Alan H. Fishman, the chief executive of Sovereign Bancorp's New York market, said Thursday that there were minor issues but no furious customer calls and no delays, and so far there has been no customer attrition.
"It was absolutely remarkable" given the scope of the project, Mr. Fishman said.
JPMorgan Chase ended a two-part process that included switching the Bank One name to the Chase brand and converting the Chase system to Bank One's. It began changing signs in April 2005 in Kentucky and finished in April of this year in Michigan. In September and October it completed both sign and system conversions on 400 retail branches in Texas.
The New York project was trickier because of its size and "because the products we had in the tri-state area from Chase were more complex," Mr. Scharf said.

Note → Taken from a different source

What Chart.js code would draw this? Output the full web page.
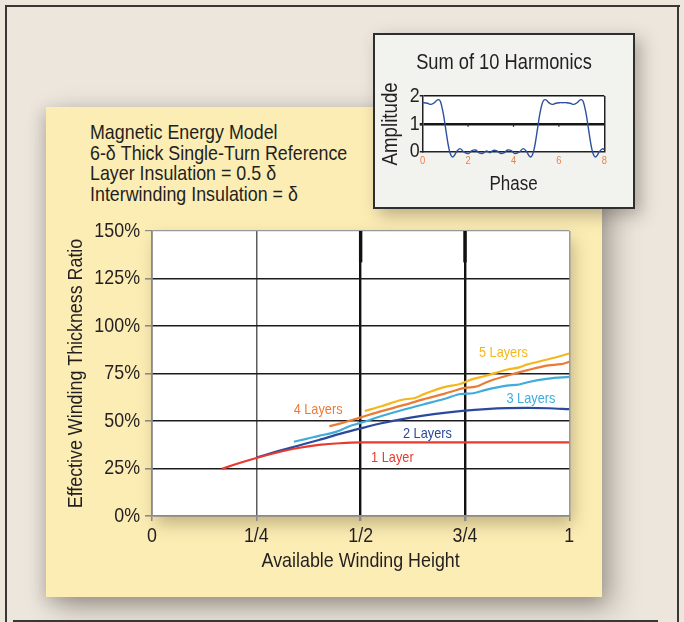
<!DOCTYPE html>
<html>
<head>
<meta charset="utf-8">
<script src="https://cdn.jsdelivr.net/npm/chart.js@4.4.1/dist/chart.umd.min.js"></script>
<style>
  html, body { margin: 0; padding: 0; }
  body { width: 684px; height: 622px; background: #ece6dd; position: relative; overflow: hidden;
         font-family: "Liberation Sans", Arial, sans-serif; color: #231f20; }
  .rule { position: absolute; background: #3a3836; }
  #panel { position: absolute; left: 46px; top: 107px; width: 556px; height: 490px; background: #fcedb5;
           box-shadow: 10px 10px 26px rgba(70,60,50,0.42), -3px 4px 14px rgba(70,60,50,0.2); }
  #caption { position: absolute; left: 90px; top: 122px; font-size: 21px; line-height: 20.7px; white-space: nowrap;
             transform: scaleX(0.85); transform-origin: 0 0; }
  #mainCanvas { position: absolute; left: 46px; top: 107px; }
  #insetBox { position: absolute; left: 373px; top: 33px; width: 262px; height: 176px; box-sizing: border-box;
              background: #f2f2ee; border: 2px solid #2e2e2e; box-shadow: 6px 6px 16px rgba(60,50,40,0.35); }
  #insetTitle { position: absolute; left: 373px; top: 49px; width: 262px; text-align: center; font-size: 21.5px; line-height: 26px;
                white-space: nowrap; transform: scaleX(0.85); transform-origin: 50% 0; }
  #insetCanvas { position: absolute; left: 373px; top: 33px; }
</style>
</head>
<body>
<div class="rule" style="left:5px; top:5px; width:675px; height:2px;"></div>
<div class="rule" style="left:5px; top:5px; width:2px; height:617px;"></div>
<div class="rule" style="left:677px; top:5px; width:2px; height:617px;"></div>
<div class="rule" style="left:13px; top:620px; width:645px; height:2px;"></div>

<div id="panel"></div>
<div id="caption">Magnetic Energy Model<br>6-δ Thick Single-Turn Reference<br>Layer Insulation = 0.5 δ<br>Interwinding Insulation = δ</div>
<canvas id="mainCanvas" width="556" height="490"></canvas>

<div id="insetBox"></div>
<div id="insetTitle">Sum of 10 Harmonics</div>
<canvas id="insetCanvas" width="262" height="176"></canvas>

<script>
// ---- Winding thickness curves (x = fraction of available height, y = %) ----
const xTickLabels = ['0', '1/4', '1/2', '3/4', '1'];

const oneLayerX = [0.167, 0.20, 0.25, 0.30, 0.35, 0.40, 0.45, 0.50, 0.75, 1.00];
const oneLayerY = [24.8, 27.2, 30.5, 33.4, 35.8, 37.4, 38.3, 38.7, 38.7, 38.7];

const twoLayerX = [0.25, 0.30, 0.35, 0.40, 0.45, 0.50, 0.55, 0.60, 0.65, 0.70, 0.75, 0.80, 0.85, 0.90, 0.95, 1.00];
const twoLayerY = [30.8, 34.0, 37.0, 40.0, 43.2, 46.1, 48.8, 51.0, 52.8, 54.3, 55.5, 56.3, 56.8, 56.9, 56.7, 56.2];

const threeLayerX = [0.34, 0.37, 0.40, 0.43, 0.45, 0.47, 0.50, 0.55, 0.60, 0.65, 0.70, 0.74, 0.77, 0.80, 0.85, 0.88, 0.90, 0.95, 1.00];
const threeLayerY = [39.1, 40.6, 42.2, 43.6, 45.0, 47.0, 49.0, 52.6, 55.8, 58.7, 61.6, 64.2, 64.6, 66.4, 68.6, 69.2, 70.4, 72.3, 73.2];

const fourLayerX = [0.425, 0.45, 0.50, 0.55, 0.60, 0.65, 0.70, 0.75, 0.78, 0.80, 0.85, 0.90, 0.95, 0.98, 1.00];
const fourLayerY = [47.3, 48.6, 51.9, 55.2, 58.2, 61.4, 64.3, 67.4, 68.3, 70.3, 73.8, 76.8, 79.3, 79.9, 81.1];

const fiveLayerX = [0.51, 0.55, 0.60, 0.63, 0.65, 0.70, 0.74, 0.76, 0.80, 0.85, 0.88, 0.90, 0.95, 1.00];
const fiveLayerY = [55.3, 57.8, 61.2, 62.1, 64.0, 67.8, 69.6, 71.4, 73.8, 77.0, 78.2, 79.8, 82.5, 85.5];

// ---- Inset: sum of the first 10 harmonics of a pulse train ----
const phase = [0.00, 0.05, 0.21, 0.37, 0.53, 0.61, 0.69, 0.77, 0.84, 0.92, 1.00, 1.08, 1.16, 1.24, 1.32, 1.40, 1.48,
               1.64, 1.80, 2.01, 2.17, 2.33, 2.49, 2.65, 2.81, 2.96, 3.11, 3.27, 3.42, 3.58, 3.74, 3.90, 4.06,
               4.27, 4.43, 4.59, 4.67, 4.75, 4.83, 4.91, 4.99, 5.07, 5.15, 5.23, 5.31, 5.39, 5.47, 5.54, 5.70,
               5.86, 6.02, 6.18, 6.34, 6.50, 6.66, 6.82, 6.90, 6.98, 7.06, 7.13, 7.21, 7.29, 7.37, 7.45, 7.53,
               7.61, 7.69, 7.77, 7.93, 8.00];
const amplitude = [1.76, 1.76, 1.74, 1.70, 1.77, 1.84, 1.87, 1.82, 1.63, 1.31, 0.89, 0.46, 0.10, -0.12, -0.19, -0.13, -0.01,
                   0.11, 0.00, -0.07, 0.04, 0.06, -0.04, -0.06, 0.03, -0.04, 0.05, 0.03, -0.06, -0.04, 0.06, 0.04, -0.07,
                   0.00, 0.11, -0.01, -0.13, -0.19, -0.12, 0.10, 0.46, 0.89, 1.31, 1.63, 1.82, 1.87, 1.84, 1.77, 1.70,
                   1.74, 1.76, 1.76, 1.76, 1.74, 1.70, 1.77, 1.84, 1.87, 1.82, 1.63, 1.31, 0.89, 0.46, 0.10, -0.12,
                   -0.19, -0.13, -0.01, 0.11, 0.07];
const phaseTicks = [0, 2, 4, 6, 8];
const amplitudeTicks = [0, 1, 2];

const FONT = '"Liberation Sans", Arial, sans-serif';
const INK = '#231f20';

function pts(xs, ys) { return xs.map((x, i) => ({ x: x, y: ys[i] })); }

const seriesStyle = [
  { label: '1 Layer',  color: '#e63b2e', xs: oneLayerX,   ys: oneLayerY },
  { label: '2 Layers', color: '#2b4a9c', xs: twoLayerX,   ys: twoLayerY },
  { label: '3 Layers', color: '#41acdc', xs: threeLayerX, ys: threeLayerY },
  { label: '4 Layers', color: '#ec7b37', xs: fourLayerX,  ys: fourLayerY },
  { label: '5 Layers', color: '#f5b81c', xs: fiveLayerX,  ys: fiveLayerY }
];

// where each curve name sits, in axis units
const labelAnchors = {
  '1 Layer':  { x: 0.576, y: 30.8 },
  '2 Layers': { x: 0.660, y: 43.1 },
  '3 Layers': { x: 0.908, y: 61.5 },
  '4 Layers': { x: 0.398, y: 55.7 },
  '5 Layers': { x: 0.842, y: 85.8 }
};

// all chart text is set in a condensed cut: squeeze glyphs horizontally around their anchor
const condensedText = {
  id: 'condensedText',
  beforeInit(chart) {
    const ctx = chart.ctx;
    const nativeFill = CanvasRenderingContext2D.prototype.fillText;
    ctx.fillText = function (text, x, y) {
      this.save();
      this.translate(x, y);
      this.scale(0.85, 1);
      nativeFill.call(this, text, 0, 0);
      this.restore();
    };
  }
};

const plotBackdrop = {
  id: 'plotBackdrop',
  beforeDraw(chart, args, opts) {
    const { ctx, chartArea: a } = chart;
    ctx.save();
    ctx.shadowColor = opts.shadow || 'rgba(0,0,0,0)';
    ctx.shadowBlur = opts.blur || 0;
    ctx.shadowOffsetX = opts.dx || 0;
    ctx.shadowOffsetY = opts.dy || 0;
    ctx.fillStyle = '#ffffff';
    ctx.fillRect(a.left, a.top, a.right - a.left, a.bottom - a.top);
    ctx.restore();
  }
};

// the quarter-height rules are drawn heavier where they meet the top edge
const heavyRuleTops = {
  id: 'heavyRuleTops',
  beforeDatasetsDraw(chart) {
    const { ctx, scales: { x, y } } = chart;
    ctx.save();
    ctx.strokeStyle = '#111111';
    ctx.lineWidth = 3.4;
    [0.5, 0.75].forEach(v => {
      const px = x.getPixelForValue(v);
      ctx.beginPath();
      ctx.moveTo(px, y.getPixelForValue(150));
      ctx.lineTo(px, y.getPixelForValue(133.5));
      ctx.stroke();
    });
    ctx.restore();
  }
};

const curveNames = {
  id: 'curveNames',
  afterDatasetsDraw(chart) {
    const { ctx, scales: { x, y } } = chart;
    ctx.save();
    ctx.font = '15px ' + FONT;
    ctx.textAlign = 'center';
    ctx.textBaseline = 'middle';
    chart.data.datasets.forEach(ds => {
      const a = labelAnchors[ds.label];
      if (!a) return;
      ctx.fillStyle = ds.borderColor;
      ctx.fillText(ds.label, x.getPixelForValue(a.x), y.getPixelForValue(a.y));
    });
    ctx.restore();
  }
};

new Chart(document.getElementById('mainCanvas'), {
  type: 'line',
  data: {
    datasets: seriesStyle.map(s => ({
      label: s.label,
      data: pts(s.xs, s.ys),
      borderColor: s.color,
      borderWidth: 2.2,
      pointRadius: 0,
      tension: 0.25,
      cubicInterpolationMode: 'monotone',
      fill: false
    }))
  },
  options: {
    responsive: false,
    devicePixelRatio: 1,
    animation: false,
    layout: { padding: { top: 124, right: 32.7, bottom: 0, left: 0 } },
    plugins: {
      legend: { display: false },
      tooltip: { enabled: false },
      plotBackdrop: { shadow: 'rgba(90,70,30,0.35)', blur: 16, dx: 4, dy: 8 }
    },
    scales: {
      x: {
        type: 'linear', min: 0, max: 1,
        afterFit(s) { s.height = 81; },
        ticks: {
          stepSize: 0.25, padding: 3, color: INK, autoSkip: false,
          font: { family: FONT, size: 21 },
          callback: (v, i) => xTickLabels[i]
        },
        grid: {
          tickLength: 5,
          tickColor: '#8a8a8a',
          color: c => (c.index === 2 || c.index === 3) ? '#111111' : (c.index === 4 ? '#9a9a9a' : '#5c5c5c'),
          lineWidth: c => (c.index === 2 || c.index === 3) ? 2.4 : 1.5
        },
        border: { display: true, color: '#8a8a8a', width: 1.5 },
        title: { display: true, text: 'Available Winding Height', color: INK,
                 font: { family: FONT, size: 21 }, padding: { top: 0, bottom: 22.7 } }
      },
      y: {
        type: 'linear', min: 0, max: 150,
        afterFit(s) { s.width = 106; },
        ticks: {
          stepSize: 25, padding: 5, color: INK, autoSkip: false,
          font: { family: FONT, size: 21 },
          callback: v => v + '%'
        },
        grid: {
          tickLength: 7,
          tickColor: '#8a8a8a',
          color: c => (c.tick && c.tick.value === 150) ? '#9a9a9a' : (c.tick && c.tick.value === 0 ? '#8a8a8a' : '#1c1c1c'),
          lineWidth: c => (c.tick && c.tick.value === 150) ? 1.2 : 1.6
        },
        border: { display: true, color: '#8a8a8a', width: 1.5 },
        title: { display: true, text: 'Effective Winding Thickness Ratio', color: INK,
                 font: { family: FONT, size: 21 }, padding: { top: 18.1, bottom: 0 } }
      }
    }
  },
  plugins: [condensedText, plotBackdrop, heavyRuleTops, curveNames]
});

// small tick marks sitting on the unit line of the inset
const unitLineTicks = {
  id: 'unitLineTicks',
  afterDraw(chart) {
    const { ctx, scales: { x, y } } = chart;
    const yy = y.getPixelForValue(1);
    ctx.save();
    ctx.strokeStyle = '#222';
    ctx.lineWidth = 1.2;
    [2, 4, 6].forEach(v => {
      const px = x.getPixelForValue(v);
      ctx.beginPath();
      ctx.moveTo(px, yy);
      ctx.lineTo(px, yy + 3);
      ctx.stroke();
    });
    ctx.restore();
  }
};

new Chart(document.getElementById('insetCanvas'), {
  type: 'line',
  data: {
    datasets: [{
      data: pts(phase, amplitude),
      borderColor: '#2d4f9f',
      borderWidth: 1.4,
      pointRadius: 0,
      tension: 0.35,
      clip: false,
      fill: false
    }]
  },
  options: {
    responsive: false,
    devicePixelRatio: 1,
    animation: false,
    layout: { padding: { top: 63, right: 30.7, bottom: 0, left: 0 } },
    plugins: {
      legend: { display: false },
      tooltip: { enabled: false },
      plotBackdrop: {}
    },
    scales: {
      x: {
        type: 'linear', min: 0, max: 8,
        afterFit(s) { s.height = 57.3; },
        afterBuildTicks(s) { s.ticks = phaseTicks.map(v => ({ value: v })); },
        ticks: { padding: 2.4, color: '#e8834d', autoSkip: false, font: { family: FONT, size: 11 } },
        grid: {
          drawTicks: false,
          color: c => (c.tick && c.tick.value === 8) ? '#222222' : 'rgba(0,0,0,0)',
          lineWidth: 1.5
        },
        border: { display: true, color: '#222222', width: 1.5 },
        title: { display: true, text: 'Phase', color: INK, font: { family: FONT, size: 20 },
                 padding: { top: 0, bottom: 13 } }
      },
      y: {
        type: 'linear', min: 0, max: 2,
        afterFit(s) { s.width = 49.7; },
        afterBuildTicks(s) { s.ticks = amplitudeTicks.map(v => ({ value: v })); },
        ticks: { padding: 0, color: INK, autoSkip: false, font: { family: FONT, size: 21 } },
        grid: {
          tickLength: 3,
          tickColor: '#222222',
          color: c => (c.tick && c.tick.value === 0) ? 'rgba(0,0,0,0)' : '#161616',
          lineWidth: c => (c.tick && c.tick.value === 1) ? 2.6 : 1.5
        },
        border: { display: true, color: '#222222', width: 1.5 },
        title: { display: true, text: 'Amplitude', color: INK, font: { family: FONT, size: 22 },
                 padding: { top: 4.5, bottom: 0 } }
      }
    }
  },
  plugins: [condensedText, plotBackdrop, unitLineTicks]
});
</script>
</body>
</html>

In a memo to JPMorgan Chase's staff Thursday, chief executive James Dimon wrote: "It was the most complex conversion our company has ever tackled - and one of the three or four largest in banking history. It involved $72 billion in deposits, hundreds of thousands of programming and testing hours, and 300,000 hours of training for 9,000 employees. We also eliminated 50 systems."
Mr. Scharf said, "Doing this well, for us, is a big deal."
JPMorgan Chase is not entirely done integrating Bank One. Next year it will convert the New York commercial banking system.
Another conversion looms. JPMorgan Chase is expected to complete a swap of its corporate trust business for Bank of New York Co. Inc.'s retail banking business before the year is out; the conversion of those 338 branches would happen in spring 2007, a spokesman said.
Both JPMorgan Chase and Sovereign used a "buddy system," where the employees of a branch to be converted team up with the management of a branch that operates on the new system. Branch managers visit one another to study the respective systems, and the manager from the experienced branch stays at the new location for the conversion.
Sovereign branch managers from as far away as Salem, Mass., stayed up to two weeks with their new colleagues in New York, Mr. Fishman said.